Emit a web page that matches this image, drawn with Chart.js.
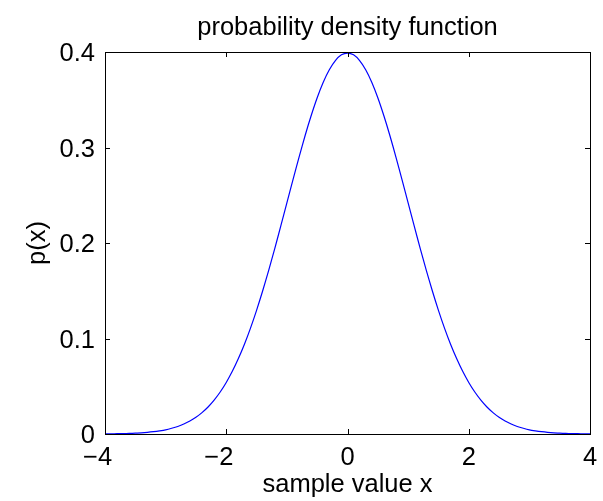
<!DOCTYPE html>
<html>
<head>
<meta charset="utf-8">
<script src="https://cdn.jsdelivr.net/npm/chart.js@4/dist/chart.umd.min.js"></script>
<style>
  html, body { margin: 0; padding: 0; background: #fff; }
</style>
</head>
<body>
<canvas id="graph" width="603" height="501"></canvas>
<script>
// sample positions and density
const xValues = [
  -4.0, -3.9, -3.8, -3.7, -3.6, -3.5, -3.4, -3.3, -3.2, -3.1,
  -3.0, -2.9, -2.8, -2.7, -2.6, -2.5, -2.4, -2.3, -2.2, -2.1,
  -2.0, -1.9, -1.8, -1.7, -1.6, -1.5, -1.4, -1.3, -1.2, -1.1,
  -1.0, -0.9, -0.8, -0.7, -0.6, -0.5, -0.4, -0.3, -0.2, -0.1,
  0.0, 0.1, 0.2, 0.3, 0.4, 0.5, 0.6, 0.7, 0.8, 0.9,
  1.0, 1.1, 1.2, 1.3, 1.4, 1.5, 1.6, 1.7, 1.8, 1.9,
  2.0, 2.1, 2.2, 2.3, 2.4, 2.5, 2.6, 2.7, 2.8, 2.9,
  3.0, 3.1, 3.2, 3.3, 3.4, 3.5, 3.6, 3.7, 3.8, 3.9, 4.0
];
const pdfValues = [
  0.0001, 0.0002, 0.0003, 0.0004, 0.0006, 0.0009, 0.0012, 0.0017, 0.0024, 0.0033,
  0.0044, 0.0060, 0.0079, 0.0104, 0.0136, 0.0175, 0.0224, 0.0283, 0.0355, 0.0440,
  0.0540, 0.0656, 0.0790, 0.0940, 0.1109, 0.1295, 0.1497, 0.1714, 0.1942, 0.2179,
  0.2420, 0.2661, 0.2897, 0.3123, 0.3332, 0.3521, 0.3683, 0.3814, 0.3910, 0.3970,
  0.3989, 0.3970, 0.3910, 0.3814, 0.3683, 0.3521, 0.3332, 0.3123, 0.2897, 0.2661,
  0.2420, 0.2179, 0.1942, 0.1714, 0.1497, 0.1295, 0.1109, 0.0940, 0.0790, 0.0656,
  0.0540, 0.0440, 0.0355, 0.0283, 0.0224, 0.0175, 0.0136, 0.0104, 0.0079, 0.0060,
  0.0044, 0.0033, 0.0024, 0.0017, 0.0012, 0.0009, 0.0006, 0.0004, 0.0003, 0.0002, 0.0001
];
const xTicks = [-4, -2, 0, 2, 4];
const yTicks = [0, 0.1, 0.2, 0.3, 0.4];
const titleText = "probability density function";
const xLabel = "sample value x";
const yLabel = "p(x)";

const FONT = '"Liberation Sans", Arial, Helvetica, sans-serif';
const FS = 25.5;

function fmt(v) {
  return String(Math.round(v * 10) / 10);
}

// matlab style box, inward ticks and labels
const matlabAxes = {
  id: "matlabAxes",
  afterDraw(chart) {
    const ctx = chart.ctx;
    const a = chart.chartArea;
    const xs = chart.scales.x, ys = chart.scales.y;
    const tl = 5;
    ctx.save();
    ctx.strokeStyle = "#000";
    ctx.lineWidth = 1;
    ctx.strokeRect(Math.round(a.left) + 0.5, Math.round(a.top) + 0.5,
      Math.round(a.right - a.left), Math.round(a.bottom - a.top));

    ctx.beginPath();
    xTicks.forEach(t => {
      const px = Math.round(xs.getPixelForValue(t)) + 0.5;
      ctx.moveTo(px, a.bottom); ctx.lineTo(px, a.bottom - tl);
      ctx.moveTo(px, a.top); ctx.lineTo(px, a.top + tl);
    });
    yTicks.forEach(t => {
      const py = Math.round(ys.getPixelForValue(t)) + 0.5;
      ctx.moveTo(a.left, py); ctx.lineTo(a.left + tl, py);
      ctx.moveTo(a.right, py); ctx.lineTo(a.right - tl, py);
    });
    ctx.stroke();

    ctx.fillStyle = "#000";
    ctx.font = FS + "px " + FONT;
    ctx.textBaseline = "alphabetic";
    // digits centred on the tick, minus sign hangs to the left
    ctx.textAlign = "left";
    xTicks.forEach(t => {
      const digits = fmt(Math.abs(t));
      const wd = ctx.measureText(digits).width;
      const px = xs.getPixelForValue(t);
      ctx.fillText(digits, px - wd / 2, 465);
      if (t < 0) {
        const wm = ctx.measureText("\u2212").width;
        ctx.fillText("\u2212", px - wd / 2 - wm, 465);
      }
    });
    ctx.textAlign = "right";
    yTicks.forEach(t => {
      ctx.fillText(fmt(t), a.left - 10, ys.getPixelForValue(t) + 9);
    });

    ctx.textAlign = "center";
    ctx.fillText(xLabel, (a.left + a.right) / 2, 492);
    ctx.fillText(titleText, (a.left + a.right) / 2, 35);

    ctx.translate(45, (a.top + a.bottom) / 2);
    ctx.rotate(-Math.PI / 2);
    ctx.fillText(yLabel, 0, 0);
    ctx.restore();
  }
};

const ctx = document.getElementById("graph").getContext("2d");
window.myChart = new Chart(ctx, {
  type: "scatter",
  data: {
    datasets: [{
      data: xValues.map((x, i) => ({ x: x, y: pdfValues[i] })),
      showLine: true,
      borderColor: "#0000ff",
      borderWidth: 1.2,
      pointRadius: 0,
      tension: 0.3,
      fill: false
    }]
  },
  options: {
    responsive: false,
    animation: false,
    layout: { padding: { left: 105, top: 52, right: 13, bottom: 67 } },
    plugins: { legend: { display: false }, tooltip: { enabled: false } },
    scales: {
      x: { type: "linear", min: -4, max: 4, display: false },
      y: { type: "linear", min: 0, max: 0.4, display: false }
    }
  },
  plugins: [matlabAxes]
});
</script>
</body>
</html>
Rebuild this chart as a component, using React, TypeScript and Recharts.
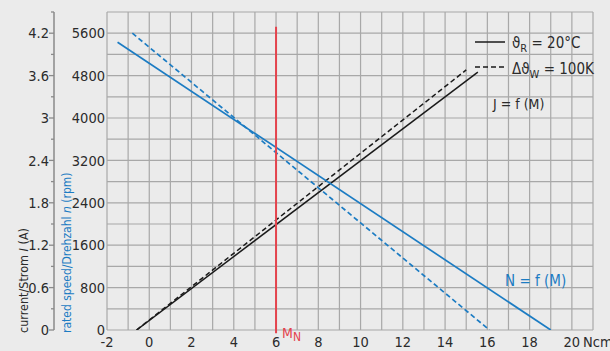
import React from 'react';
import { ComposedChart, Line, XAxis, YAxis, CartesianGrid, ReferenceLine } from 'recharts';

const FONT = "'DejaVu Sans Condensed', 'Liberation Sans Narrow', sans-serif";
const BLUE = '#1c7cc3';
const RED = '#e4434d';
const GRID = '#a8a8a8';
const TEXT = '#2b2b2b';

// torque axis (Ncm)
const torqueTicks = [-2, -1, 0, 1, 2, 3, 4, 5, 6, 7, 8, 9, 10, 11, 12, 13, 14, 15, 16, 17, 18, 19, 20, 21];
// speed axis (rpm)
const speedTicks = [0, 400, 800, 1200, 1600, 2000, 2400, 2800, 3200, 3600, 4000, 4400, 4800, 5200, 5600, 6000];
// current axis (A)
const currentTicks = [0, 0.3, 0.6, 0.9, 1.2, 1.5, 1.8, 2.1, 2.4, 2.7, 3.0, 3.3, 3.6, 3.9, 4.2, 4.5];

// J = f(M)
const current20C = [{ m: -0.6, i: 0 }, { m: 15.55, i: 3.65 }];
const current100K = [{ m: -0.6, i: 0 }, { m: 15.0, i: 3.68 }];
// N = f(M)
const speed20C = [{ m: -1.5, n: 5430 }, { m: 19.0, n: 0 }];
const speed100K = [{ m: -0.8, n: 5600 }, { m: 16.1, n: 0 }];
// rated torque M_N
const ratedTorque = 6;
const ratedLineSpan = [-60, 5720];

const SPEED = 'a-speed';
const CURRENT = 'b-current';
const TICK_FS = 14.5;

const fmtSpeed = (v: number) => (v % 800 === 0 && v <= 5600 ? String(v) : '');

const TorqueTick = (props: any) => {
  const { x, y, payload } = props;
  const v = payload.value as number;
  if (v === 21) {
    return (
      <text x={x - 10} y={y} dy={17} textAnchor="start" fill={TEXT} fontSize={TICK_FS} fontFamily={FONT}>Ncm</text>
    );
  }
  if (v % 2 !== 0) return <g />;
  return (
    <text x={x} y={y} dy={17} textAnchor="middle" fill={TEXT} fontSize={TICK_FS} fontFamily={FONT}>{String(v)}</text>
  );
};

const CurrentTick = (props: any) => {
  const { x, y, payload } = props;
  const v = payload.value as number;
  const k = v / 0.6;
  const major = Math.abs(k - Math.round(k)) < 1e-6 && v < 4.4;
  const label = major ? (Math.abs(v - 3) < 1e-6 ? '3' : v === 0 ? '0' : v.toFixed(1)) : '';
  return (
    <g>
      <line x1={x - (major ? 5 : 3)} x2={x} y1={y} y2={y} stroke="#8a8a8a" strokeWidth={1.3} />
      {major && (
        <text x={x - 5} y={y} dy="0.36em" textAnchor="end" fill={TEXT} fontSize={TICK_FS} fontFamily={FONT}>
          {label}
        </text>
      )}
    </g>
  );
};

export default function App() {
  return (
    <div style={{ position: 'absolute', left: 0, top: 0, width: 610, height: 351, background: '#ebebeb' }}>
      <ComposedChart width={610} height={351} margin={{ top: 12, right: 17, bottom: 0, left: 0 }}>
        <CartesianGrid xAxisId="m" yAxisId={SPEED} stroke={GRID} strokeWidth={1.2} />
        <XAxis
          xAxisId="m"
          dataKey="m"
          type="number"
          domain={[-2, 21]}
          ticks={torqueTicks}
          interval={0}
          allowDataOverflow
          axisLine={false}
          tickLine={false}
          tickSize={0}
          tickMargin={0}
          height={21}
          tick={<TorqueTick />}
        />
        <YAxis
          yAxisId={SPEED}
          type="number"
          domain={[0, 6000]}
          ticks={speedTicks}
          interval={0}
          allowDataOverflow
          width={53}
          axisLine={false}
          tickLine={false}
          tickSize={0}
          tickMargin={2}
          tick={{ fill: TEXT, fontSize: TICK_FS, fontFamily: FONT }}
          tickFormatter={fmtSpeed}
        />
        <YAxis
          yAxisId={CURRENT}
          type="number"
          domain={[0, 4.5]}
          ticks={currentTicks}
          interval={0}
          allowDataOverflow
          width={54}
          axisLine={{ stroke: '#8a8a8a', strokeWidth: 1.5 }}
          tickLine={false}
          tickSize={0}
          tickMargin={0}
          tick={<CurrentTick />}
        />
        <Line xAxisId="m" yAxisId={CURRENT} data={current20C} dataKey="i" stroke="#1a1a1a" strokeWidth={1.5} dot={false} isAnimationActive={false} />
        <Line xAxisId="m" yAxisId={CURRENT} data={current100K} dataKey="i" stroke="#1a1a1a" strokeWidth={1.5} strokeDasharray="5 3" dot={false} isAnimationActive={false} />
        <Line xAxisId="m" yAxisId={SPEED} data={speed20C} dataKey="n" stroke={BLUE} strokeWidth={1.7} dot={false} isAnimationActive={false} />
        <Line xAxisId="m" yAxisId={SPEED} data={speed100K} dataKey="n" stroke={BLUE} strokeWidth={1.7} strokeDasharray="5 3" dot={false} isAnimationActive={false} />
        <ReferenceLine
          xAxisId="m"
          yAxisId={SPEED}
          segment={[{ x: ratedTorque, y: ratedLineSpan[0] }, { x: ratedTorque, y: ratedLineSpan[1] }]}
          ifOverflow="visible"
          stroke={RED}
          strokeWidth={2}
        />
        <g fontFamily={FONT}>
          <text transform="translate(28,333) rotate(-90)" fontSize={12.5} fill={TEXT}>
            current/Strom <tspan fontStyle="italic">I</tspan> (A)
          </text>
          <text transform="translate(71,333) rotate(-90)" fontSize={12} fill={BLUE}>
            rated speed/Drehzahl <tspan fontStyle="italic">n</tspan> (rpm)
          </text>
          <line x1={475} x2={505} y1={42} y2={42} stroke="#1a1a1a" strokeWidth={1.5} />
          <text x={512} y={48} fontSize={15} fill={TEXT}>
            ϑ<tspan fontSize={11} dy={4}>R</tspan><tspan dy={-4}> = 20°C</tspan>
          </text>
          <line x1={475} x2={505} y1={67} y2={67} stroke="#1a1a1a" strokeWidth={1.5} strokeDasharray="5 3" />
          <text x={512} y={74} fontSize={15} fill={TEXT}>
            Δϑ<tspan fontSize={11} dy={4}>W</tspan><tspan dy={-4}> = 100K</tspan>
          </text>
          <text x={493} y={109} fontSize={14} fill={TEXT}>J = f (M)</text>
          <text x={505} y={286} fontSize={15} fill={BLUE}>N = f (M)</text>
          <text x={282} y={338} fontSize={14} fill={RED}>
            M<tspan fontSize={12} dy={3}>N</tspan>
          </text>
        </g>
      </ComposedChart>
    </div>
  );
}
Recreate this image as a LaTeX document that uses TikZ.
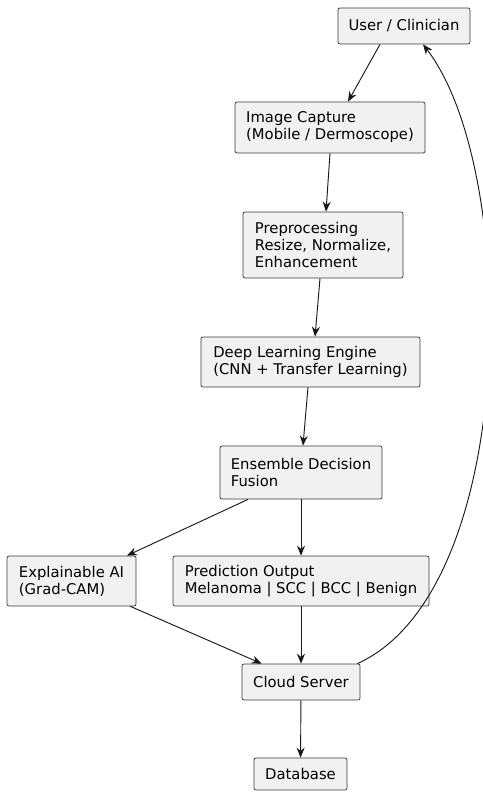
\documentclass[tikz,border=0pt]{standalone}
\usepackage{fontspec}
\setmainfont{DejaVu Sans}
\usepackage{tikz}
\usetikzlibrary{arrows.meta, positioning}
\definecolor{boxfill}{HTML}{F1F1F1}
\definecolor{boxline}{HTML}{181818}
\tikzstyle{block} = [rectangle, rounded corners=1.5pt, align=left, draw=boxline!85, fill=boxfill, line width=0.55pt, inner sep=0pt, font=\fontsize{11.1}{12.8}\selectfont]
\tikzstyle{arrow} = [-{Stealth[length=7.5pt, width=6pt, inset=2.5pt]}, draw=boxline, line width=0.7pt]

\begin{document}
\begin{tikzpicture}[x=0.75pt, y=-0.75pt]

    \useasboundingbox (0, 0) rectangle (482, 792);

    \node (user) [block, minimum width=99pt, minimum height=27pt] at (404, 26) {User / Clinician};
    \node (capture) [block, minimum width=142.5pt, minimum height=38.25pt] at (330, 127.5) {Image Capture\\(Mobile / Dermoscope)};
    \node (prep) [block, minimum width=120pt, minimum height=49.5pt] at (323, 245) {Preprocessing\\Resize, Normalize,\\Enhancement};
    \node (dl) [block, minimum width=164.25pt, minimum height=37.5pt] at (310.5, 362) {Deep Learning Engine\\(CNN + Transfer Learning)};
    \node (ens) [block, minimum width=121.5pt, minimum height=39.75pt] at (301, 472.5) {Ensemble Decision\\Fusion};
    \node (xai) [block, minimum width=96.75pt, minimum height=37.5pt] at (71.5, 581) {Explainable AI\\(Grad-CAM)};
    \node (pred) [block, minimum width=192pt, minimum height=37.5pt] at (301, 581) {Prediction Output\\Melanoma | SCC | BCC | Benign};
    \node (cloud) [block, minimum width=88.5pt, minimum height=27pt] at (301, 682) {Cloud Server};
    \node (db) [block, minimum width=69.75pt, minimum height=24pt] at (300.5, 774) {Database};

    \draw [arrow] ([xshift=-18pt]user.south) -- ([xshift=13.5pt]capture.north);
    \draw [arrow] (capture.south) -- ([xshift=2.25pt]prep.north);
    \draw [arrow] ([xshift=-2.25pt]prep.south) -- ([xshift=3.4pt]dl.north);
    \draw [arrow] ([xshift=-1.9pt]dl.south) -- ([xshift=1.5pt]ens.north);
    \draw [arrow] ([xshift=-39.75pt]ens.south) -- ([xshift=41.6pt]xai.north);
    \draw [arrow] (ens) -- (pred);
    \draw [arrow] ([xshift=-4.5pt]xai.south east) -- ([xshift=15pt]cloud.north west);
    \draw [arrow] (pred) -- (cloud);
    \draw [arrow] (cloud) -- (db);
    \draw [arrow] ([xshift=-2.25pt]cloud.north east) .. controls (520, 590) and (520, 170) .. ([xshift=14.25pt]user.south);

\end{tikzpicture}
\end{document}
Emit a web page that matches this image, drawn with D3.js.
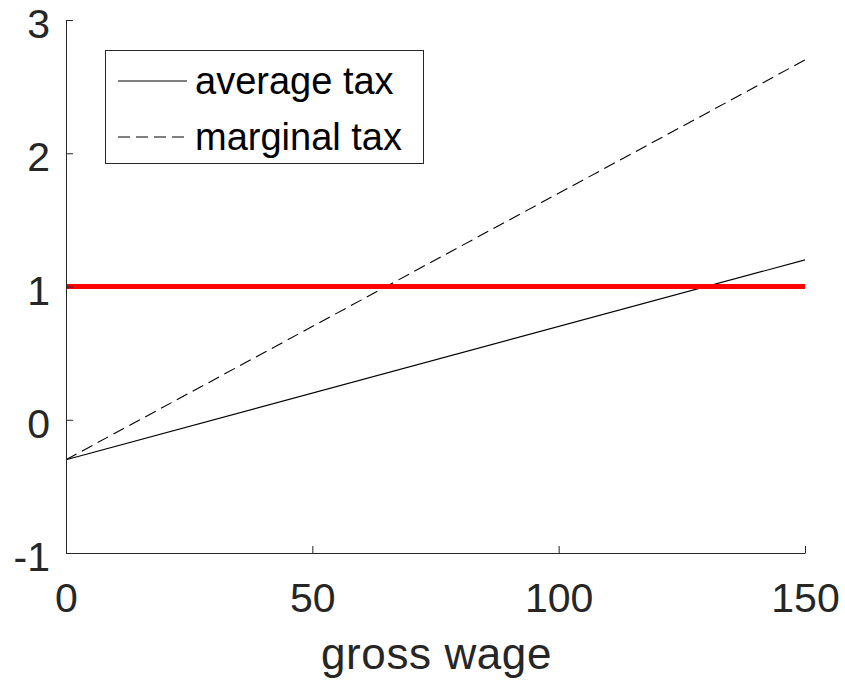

___

# What you should do
Scan the data above and copy every line with "page" in it.

# Answer for the task
Emit a web page that matches this image, drawn with Chart.js.
Emit a web page that matches this image, drawn with D3.js.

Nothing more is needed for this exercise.